The first two points would happen to any dataset which would be bigger than the available RAM (or buffer as in MySQL talk), the third point is a topic on its own. So we decided to move our development database to a more capable server. This server provides enough GB of RAM for our dataset to be completely loaded into it and the innodb buffer size was set to around 80% of the complete RAM size.
This made a big performance difference, which should be no surprise. The reports would load in seconds and the complex statements would finish much faster. Once in the buffer and also maybe in the query cache, things sped up a bit again. This made it fun again to work with all the data!
On the subject of End Dating Satellites
End dating is a matter of its own.
First, we’ve had our MySQL backend on the same server as our ETL jobs. The ETL jobs would load every row, issue an UPDATE statement (which has to be altered slightly to the statement from the book to enable it to run in MySQL at good performance) and send it back to the server.

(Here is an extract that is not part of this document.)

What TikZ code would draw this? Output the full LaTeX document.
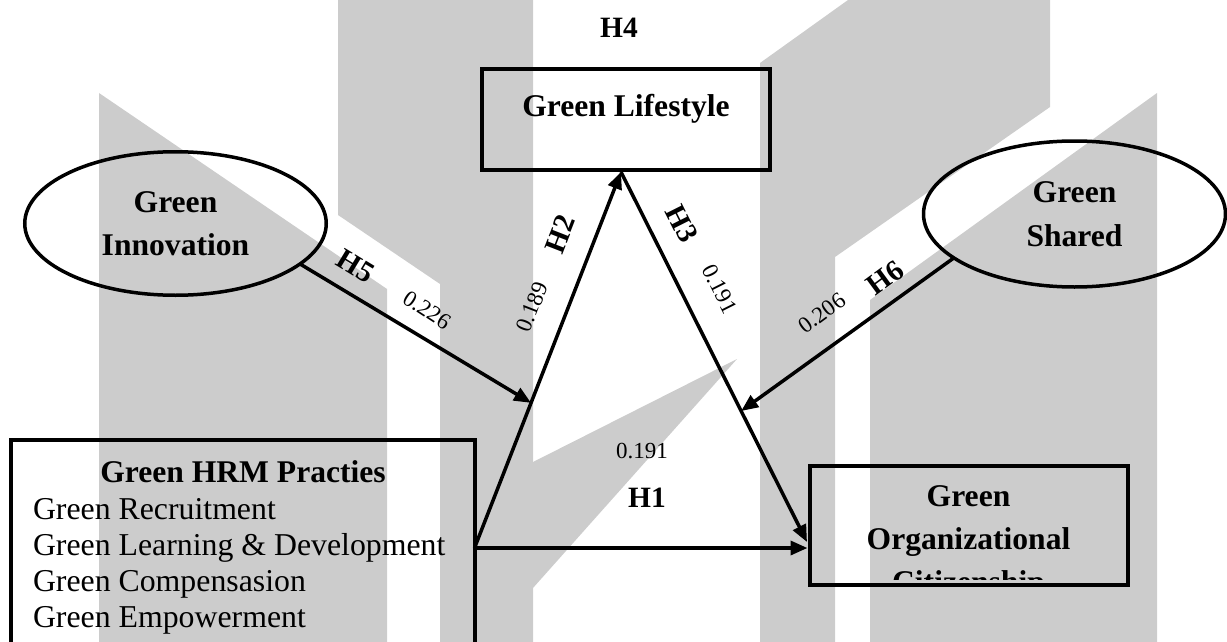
\documentclass[tikz,border=0pt]{standalone}
\usepackage{fontspec}
\setmainfont{Liberation Serif}
\usetikzlibrary{arrows.meta,shapes.geometric,calc}
\definecolor{markgray}{RGB}{204,204,204}
\newcommand\fTitle{\bfseries\fontsize{31.6}{43.5}\selectfont}
\newcommand\fItem{\fontsize{31.8}{36}\selectfont}
\newcommand\fHyp{\bfseries\fontsize{29.5}{34}\selectfont}
\newcommand\fCoef{\fontsize{23}{27}\selectfont}
\begin{document}
\begin{tikzpicture}[x=1pt,y=-1pt,
  every node/.style={inner sep=0pt,outer sep=0pt},
  boxnode/.style={draw,rectangle,line width=4pt},
  ovalnode/.style={draw,ellipse,line width=3.5pt,align=center,font=\fTitle},
  titletext/.style={font=\fTitle,anchor=base},
  itemtext/.style={font=\fItem,anchor=base west},
  hyp/.style={font=\fHyp},
  coef/.style={font=\fCoef},
  link/.style={line width=3.5pt,-{Triangle[length=17pt,width=14pt]}},
  wm/.style={fill=markgray}]
\useasboundingbox (0,0) rectangle (1227,642);
\clip (0,0) rectangle (1227,642);

% background mark
\fill[wm] (99,93) -- (387,289) -- (387,642) -- (99,642) -- cycle;
\fill[wm] (338,0) -- (533,0) -- (533,642) -- (440,642) -- (440,284) -- (338,215) -- cycle;
\fill[wm] (533,462) -- (737,359) -- (533,588) -- cycle;
\fill[wm] (760,63) -- (848,0) -- (1050,0) -- (1050,107) -- (835,257) -- (835,642) -- (760,642) -- cycle;
\fill[wm] (870,300) -- (1157,93) -- (1157,642) -- (870,642) -- cycle;

% constructs
\node[boxnode,minimum width=288pt,minimum height=101pt] (life) at (626,119.5) {};
\node[titletext] (lifeT) at (626,117) {Green Lifestyle};
\node[hyp] (h4) at (619,28) {H4};

\node[boxnode,minimum width=463.5pt,minimum height=216pt] (hrm) at (242.75,548) {};
\node[titletext] (hrmT) at (243,482) {Green HRM Practies};
\node[itemtext] (hrm1) at (33,519) {Green Recruitment};
\node[itemtext] (hrm2) at (33,555) {Green Learning \& Development};
\node[itemtext] (hrm3) at (33,591) {Green Compensasion};
\node[itemtext] (hrm4) at (33,627) {Green Empowerment};

\node[boxnode,minimum width=318pt,minimum height=119pt] (org) at (968.5,525.5) {};
\begin{scope}
  \clip (org.north west) rectangle ($(org.south east)+(0,-6)$);
  \node[titletext] (orgT1) at (968.5,506) {Green};
  \node[titletext] (orgT2) at (968.5,549) {Organizational};
  \node[titletext] (orgT3) at (968.5,592) {Citizenship};
\end{scope}

\node[ovalnode,minimum width=301.5pt,minimum height=143.5pt] (innov) at (175.5,223.5) {Green\\Innovation};
\node[ovalnode,minimum width=302pt,minimum height=146pt] (shared) at (1074.5,214) {Green\\Shared};

% connector end points
\coordinate (lifeTip) at (621,172);
\coordinate (orgH1) at (807.5,548);
\coordinate (orgH3) at (807,542);
\coordinate (h5tip) at ($(hrm.east)!0.386!(lifeTip)$);
\coordinate (h6tip) at ($(lifeTip)!0.646!(orgH3)$);

% paths
\draw[link] (hrm.east) -- (orgH1);
\draw[link] (hrm.east) -- (lifeTip);
\draw[link] (lifeTip) -- (orgH3);
\draw[link] (innov.-18) -- (h5tip);
\draw[link] (shared.200) -- (h6tip);

% hypotheses and coefficients
\node[hyp,rotate=-31.3] (h5) at (356,266) {H5};
\node[coef,rotate=-33] (c5) at (427,310) {0.226};
\node[hyp,rotate=68.7] (h2) at (560,234) {H2};
\node[coef,rotate=68.7] (c2) at (532,307) {0.189};
\node[hyp,rotate=-63.3] (h3) at (682,224) {H3};
\node[coef,rotate=-63.3] (c3) at (720,289) {0.191};
\node[hyp,rotate=36.3] (h6) at (885,278) {H6};
\node[coef,rotate=36.3] (c6) at (822,313) {0.206};
\node[coef] (c1) at (642,451) {0.191};
\node[hyp] (h1) at (647,498) {H1};
\end{tikzpicture}
\end{document}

This, of couse, ran very fast.
Then we switched databases. The new database was now connected over Ethernet and no longer directly available.
End Dating times went for several big entities from around 3 to 5 minutes to 40 to 60 minutes. Obviously the bandwith of the server connection would not be beefy enough to handle all this text sending faster. Even if it did, it would still be a bad idea to load all data just for end dating satellites.
Our solution: Creating stored procedures.
We had to create a stored procedure for every satellite since MySQL doesn’t support dynamic table names in stored procedures at the time we checked. Then we created a “general purpose” ETL job which would handle the creation and execution of the stored procedure and simply call it out of our load jobs.
So this stored procedure would essentially load a DISTINCT list of entity hash keys and loop the UPDATE statement though them.
With this approach, end dating for about a million rows with a bit of delta takes about 3-5 minutes on our current setup. Which is fine enough considering we are now back to our “normal” times but utilize the database server now a lot more. For small entities we still use a different approach with downloading the statements but we could switch eventually there as well. For a few big entities, we switched from ETL loading to ELT loading as well. This is a bit complicated in Talend, but possible nonetheless. This was with the old setup not big of an issue but now ELT is much better.
Using both of those approaches (big enough innodb buffer, end dating for large datasets in the database with stored procedures) we get pretty good performance for loading and using Data Vault 2.0 data in our development environment in MySQL. We will experiment some more with the MySQL settings eventually and there might be some more performance in it with custom settings.